= Sergio Verdú =

Spanish information theorist

Sergio Verdú (born Barcelona, Spain, August 15, 1958) is a former professor of electrical engineering and specialist in information theory. Until September 22, 2018, he was the Eugene Higgins Professor of Electrical Engineering at Princeton University, where he taught and conducted research on information theory in the Information Sciences and Systems Group. He was also affiliated with the program in Applied and Computational Mathematics. He was dismissed from the faculty following a university investigation of alleged sexual misconduct.

==Education and academic career==
Verdu received the Telecommunications Engineering degree from the Polytechnic University of Catalonia, Barcelona, Spain, in 1980 and the PhD degree in Electrical Engineering from the University of Illinois at Urbana-Champaign in 1984. Conducted at the Coordinated Science Laboratory of the University of Illinois, his doctoral research was supervised by Vincent Poor and pioneered the field of multiuser detection. In 1998, his book Multiuser Detection was published by Cambridge University Press.

==Sexual harassment allegations and dismissal from tenured position==
A Title IX investigation by Princeton, made public in November 2017 by the Huffington Post, concluded that Verdú had violated Princeton's sexual-misconduct policy. Yeohee Im, a graduate student at Princeton, had reported Verdu for sexual harassment in April 2017. According to the student, Verdú was initially required only to attend an 8-hour training session as a consequence of the university's finding, and he was allowed to continue teaching. The university said the training session had not been the only penalty, but declined to clarify what other penalties had been imposed. The student had changed advisers and changed her research topic after the alleged incidents.

According to the Princeton Dean of Faculty, there were allegations that Verdú had also harassed others, but only the one student was willing to make a formal complaint. Verdú denied the findings of the investigation, stating: "The university advised me not to reply but I categorically deny that there were any advances or any sexual harassment." Verdú was then placed on administrative leave at the beginning of the Spring 2018 semester and further sexual misconduct allegations against him were published in February 2018.
He was subsequently dismissed from Princeton University as of September 22, 2018, following further consideration by the university, which said that "an investigation established that Dr. Verdu violated the university's policy prohibiting consensual relations with students, and its policy requiring honesty and cooperation in university matters".

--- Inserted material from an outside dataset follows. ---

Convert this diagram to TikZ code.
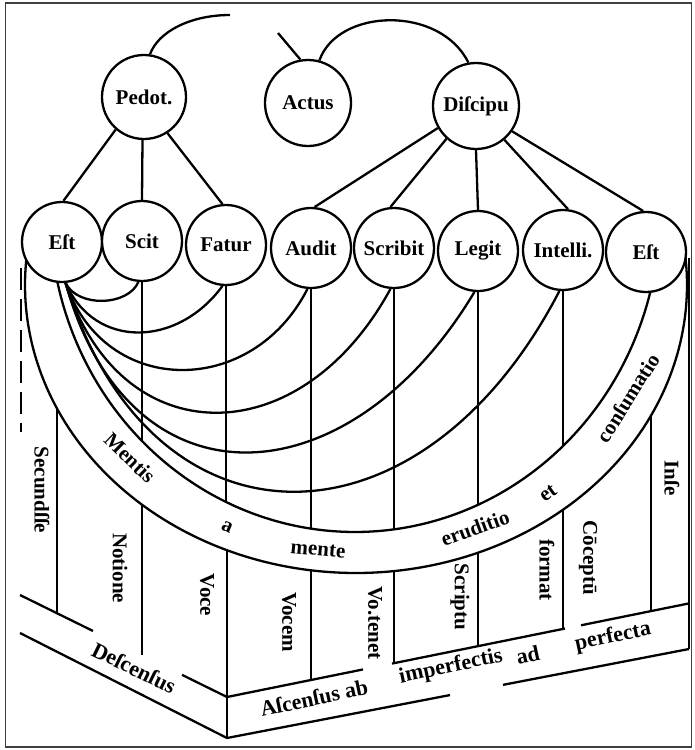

Verdu filed a lawsuit against the university's action in a U.S. District Court. According to the materials of the United States Court of Appeals for the Third Circuit: "Verdu states three theories under which Princeton discriminated against him: erroneous outcome, selective enforcement, and retaliation." The District Court dismissed Verdu's complaint.

==Awards and honors==
- IEEE Fellow (1993) for contribution to multi-user communication and information theory.
- Frederick Emmons Terman Award from the American Society for Engineering Education (2000)
- IEEE Third Millennium Medal (2000)
- Doctorate Honoris Causa from the Polytechnic University of Catalonia (2005)
- Member of the National Academy of Engineering (2007)
- Member of the National Academy of Sciences (2014)
- Corresponding Member of the Royal Academy of Engineering of Spain (2013)
- Claude E. Shannon Award from the IEEE Information Theory Society (2007)
- IEEE Richard W. Hamming Medal (2008)
- NAS Award for Scientific Reviewing (2016)

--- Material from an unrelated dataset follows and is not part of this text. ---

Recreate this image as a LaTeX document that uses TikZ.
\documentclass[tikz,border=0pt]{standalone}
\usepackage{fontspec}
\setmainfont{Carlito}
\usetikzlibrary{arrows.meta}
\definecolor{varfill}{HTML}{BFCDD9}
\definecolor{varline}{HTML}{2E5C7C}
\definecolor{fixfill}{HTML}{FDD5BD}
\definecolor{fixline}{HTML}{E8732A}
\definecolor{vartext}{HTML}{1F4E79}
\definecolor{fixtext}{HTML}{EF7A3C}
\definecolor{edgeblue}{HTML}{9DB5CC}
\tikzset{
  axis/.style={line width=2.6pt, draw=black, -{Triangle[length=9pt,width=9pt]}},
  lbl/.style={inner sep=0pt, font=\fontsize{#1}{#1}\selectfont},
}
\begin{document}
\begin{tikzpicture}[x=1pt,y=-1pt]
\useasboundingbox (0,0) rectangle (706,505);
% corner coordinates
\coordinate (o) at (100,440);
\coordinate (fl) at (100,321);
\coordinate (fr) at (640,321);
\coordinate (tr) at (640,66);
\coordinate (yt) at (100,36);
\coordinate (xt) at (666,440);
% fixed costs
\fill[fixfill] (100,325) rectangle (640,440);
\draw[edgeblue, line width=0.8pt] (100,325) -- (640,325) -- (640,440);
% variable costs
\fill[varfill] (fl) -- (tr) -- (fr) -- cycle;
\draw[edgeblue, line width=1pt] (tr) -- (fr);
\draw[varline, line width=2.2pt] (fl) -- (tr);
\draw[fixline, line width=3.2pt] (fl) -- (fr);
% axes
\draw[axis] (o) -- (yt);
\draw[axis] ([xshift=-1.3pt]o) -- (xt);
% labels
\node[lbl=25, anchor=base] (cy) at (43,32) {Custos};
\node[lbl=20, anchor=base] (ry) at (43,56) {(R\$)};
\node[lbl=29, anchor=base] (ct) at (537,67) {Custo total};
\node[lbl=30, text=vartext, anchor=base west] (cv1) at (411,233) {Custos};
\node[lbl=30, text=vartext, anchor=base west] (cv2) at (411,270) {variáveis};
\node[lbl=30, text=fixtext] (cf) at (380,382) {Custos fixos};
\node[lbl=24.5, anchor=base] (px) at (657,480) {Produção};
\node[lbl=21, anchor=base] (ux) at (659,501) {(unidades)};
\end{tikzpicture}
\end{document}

His papers have received several awards:

- 1992 IEEE Donald G. Fink Prize Paper Award
- 1998 Information Theory Paper Award from the IEEE Information Theory Society
- 1998 Golden Jubilee Paper Award from the IEEE Information Theory Society
- 2000 Paper Award from the Japan Telecommunications Advancement Foundation,
- 2002 Leonard G. Abraham Prize from the IEEE Communications Society (together with Ralf R. Müller), for best paper in the field of communications systems
- 2006 Communications Society & Information Theory Society Joint Paper Award from the IEEE Communications Society and the IEEE Information Theory Society
- 2008 EURASIP Journal on Wireless Communications and Networking Best Paper Award from the European Association for Signal Processing (EURASIP)
- 2009 Stephen O. Rice Prize from the IEEE Communications Society (together with Angel Lozano and Antonia Tulino), for best paper in the field of communications theory
- 2011 Information Theory Paper Award from the IEEE Information Theory Society

He served as president of the IEEE Information Theory Society in 1997.
He was the founding editor-in-chief of the journal Foundations and Trends in Communications and Information Theory.